Don’t be the parent who, in a bad situation, makes things worse e.g. Your daughter comes in crying that she wasn’t invited to a sleepover and that she’s seen a photo of it on ‘Instagram’ or ‘Snapchat’. You might have said, ‘Oh I can’t believe you weren’t invited! That’s horrible! I’m going to call the mother.’ This only amplifies the drama, throwing fuel on your pre-adolescent’s already hyper-reactive flame, potentially making them even


more upset.

Don’t underestimate hormones.

Your child’s body is changing, creating mood swings, distractibility, competitiveness, and preoccupation with the opposite sex. What's more, their brains are undergoing an extensive re-wiring, which can make them emotionally volatile. They can even find themselves in a full-blown tantrum without understanding how it happened. Tell your pre-teen that you see how upset they are and you want to give them time to pull themselves together before you discuss whatever the issue is. Ask them if they want you to stay, or to leave the room to let everyone calm down. Your pre-teen doesn't understand his or her moods any more than you do right now. Later, give them a big hug, and really listen to what they have to say. Even if you can't agree with their position, acknowledge your child's perspective, and work to find a win/win solution.
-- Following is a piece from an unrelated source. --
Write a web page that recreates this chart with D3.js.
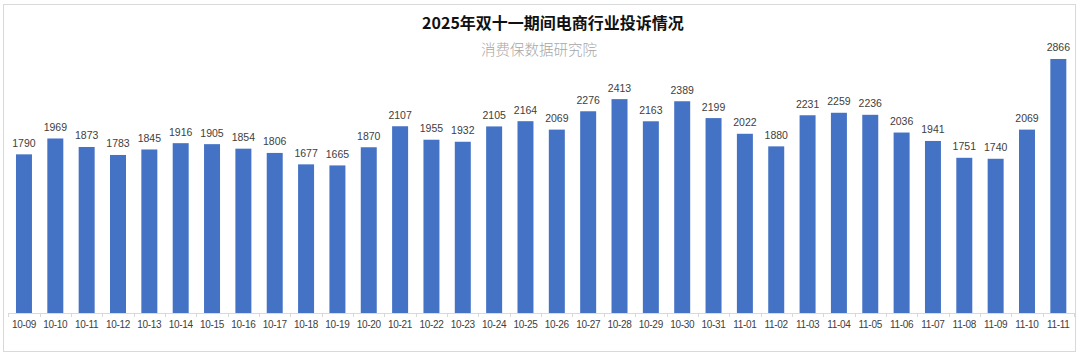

Finding just the right balance with your pre-teen probably won’t be the easiest parenting job you’ve ever had. It will take some trial and error, but keeping the channels of communication open during these years is well worth the work you’ll have to put in.

If you develop trust with pre-teens you can offer them a safe place to come back to no matter what happens in the new world they’re inhabiting. In doing that you’ll also be setting the stage for a much smoother adolescence.

And one final crucial point: your pre-teen is not there to make you feel important or good about yourself. It can help to talk about what it was like for you as a pre-teen, and how you received, or didn’t receive, your parents’ love and connection. We need to come to our pre-teen children, so that they can feel our love and safely anchor themselves through our connection and respect.